Hi @MIraola , Great. But....a few points.

  1. In irrep.bandstructure.BandStrucre.KPOINTSline we are getting wrong conversion. It should be

    def KPOINTSline(self, kpred=None, supercell=None, breakTHRESH=0.1):
    if kpred is None:
        kpred = [k.k for k in self.kpoints]
    
    if supercell is None:
        reciprocal_lattice = self.RecLattice
    else:
        reciprocal_lattice = supercell.T @ self.RecLattice 
    
    # Convert to cartesian using primitive cell reciprocal lattice
    KPcart = np.dot(kpred, reciprocal_lattice) 
    K = np.zeros(KPcart.shape[0])
    ...
    return K

    In the current implementation KPcart is still using the Supercell reciprocal lattice.

  2. Nice verbosity implementation. The warning msg is not printed any more. Although we still have one msg.
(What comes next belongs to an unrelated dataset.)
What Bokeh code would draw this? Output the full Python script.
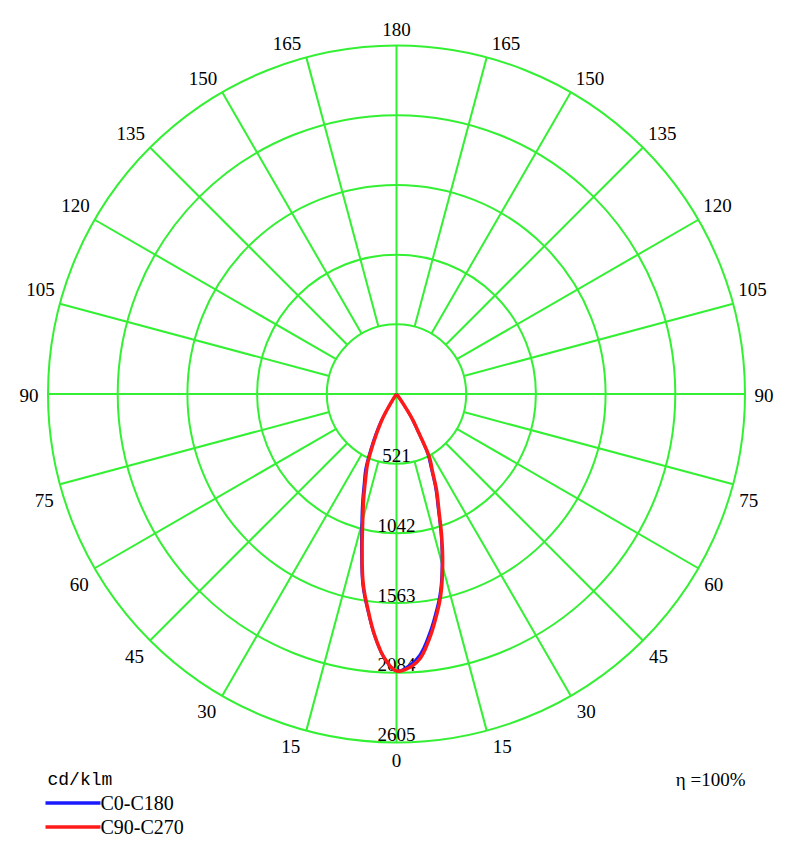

Here is the output I am getting when calling irrep BandStructure module from banduppy:

    Efermi: 0.0000 eV

    This msg is coming from line 260 in irrep.bandstructure.py.

  3. Note: latest irreptables is not installing. As long as version remains the same it is not upgrading when upgrading or force-reinstall irrep.

  4. Probably one can also pass verbosity tag in irrep.spacegroup.SpaceGroup line 537

  5. There is a new deprecation warning from spglib-2.5.0:

    .../python3.12/site-packages/spglib/spglib.py:115: DeprecationWarning: dict interface (SpglibDataset['rotations']) is deprecated.Use attribute interface ({self.__class__.__name__}.{key}) instead
MIraola commented 1 month ago

Hi @bmondal94 ,

  1. I have changed KPOINTSline accordingly.
  2. I have set the printing of Efermi to verbosity level 1. Originally I left it for all verbosity levels because I think it is helpful in every case, but maybe it is a bit annoying if IrRep is used as a package.
  3. The tables are distributed together with IrRep, but they form a separate project. So they have to be updated separately. Nevertheless, we have not changed the tables in a while. I guess that this was meant to use the tables in other codes without the need to add IrRep as a dependency; @stepan-tsirkin , shall we distribute the tables exclusively with IrRep?
  4. Fixed.
  5. Fixed. It was due to a modification in spglib v2.5.0 (most recent one). It didn't show up in my case because my installation was running an older version of spglib.

Let me know if any other point comes to your mind.

stepan-tsirkin commented 1 month ago

I originally packed irreptables as a separate package just to avoid uploading them (the data) every time that we update irrep. I was foreseeing that this package would be changed very rarely, and it happened to be the case.

If their interface needs to be updated - just increment their version and specify it as a minimum in the requirements of irrep.

So far I do not know if tables are used anywhere outside irrep.

So, if you think that in future development the irreptables module will be updated more often, consider packaging it into irrep directly.

MIraola commented 1 month ago

I see, thanks. Then I will just update the version number of tables together with the version number of the code in the final commit of this issue, once Badal gives the ok.

bmondal94 commented 1 month ago

Hi @MIraola , @stepan-tsirkin Perfect... Great effort... Thanks... Banduppy test passed successfully... Looking forward to new release...

MIraola commented 1 month ago

Thank you for your indications. I think we can close the issue now, and release v1.9.3.